VW  CVM 1.1 
Recall that we use lattice coordinates, X and Y, when we describe lattice waves. These refer to the skewed coordinates along the directions of translation .
The most general function periodic with respect to any given lattice is a sum of terms of the form:
a_{nm} cos(nX) cos(mY)+ b_{nm}cos(nX) sin(mY) + c_{nm}sin(nX) cos(mY) + d_{nm}sin(nX) sin(mY)
Superimposing these will give a periodic function. How can additional symmetries be achieved?
We define several useful isometries that are important here: h is a horizontal halftranslation, d a diagonal halftranslation, v a vertical halftranslation and R is a halfturn about the origin.
The general lattice cell 
Each of these can be used as a negating symmetry to create a function invariant under p1 but with additional antisymmetries. Some turn out to be algebraically equivalent.
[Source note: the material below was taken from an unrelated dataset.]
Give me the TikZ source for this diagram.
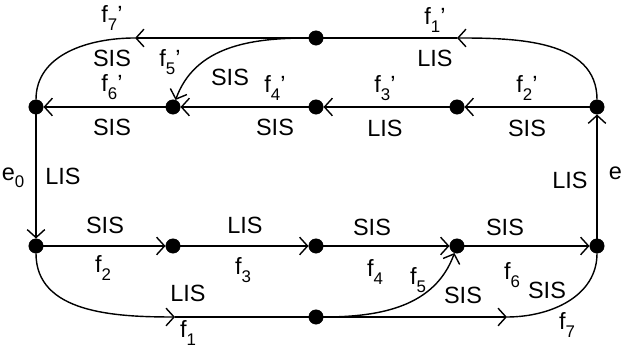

For instance, forcing h to be negating is algebraically the same as making d negating , so these are not traditionally thought of as being different.
Furthermore, we would not want to create functions with h, v, or d as actual symmetries, because these would then be symmetric in a finer lattice (one with a smaller cell). If the goal were to reduce the lattice, why not just start with a smaller one to begin with?
Thus there is only one new pattern type that can be formed from the group p1. For similar reasons, there is only one type that grows out of p2, the one where R is negative.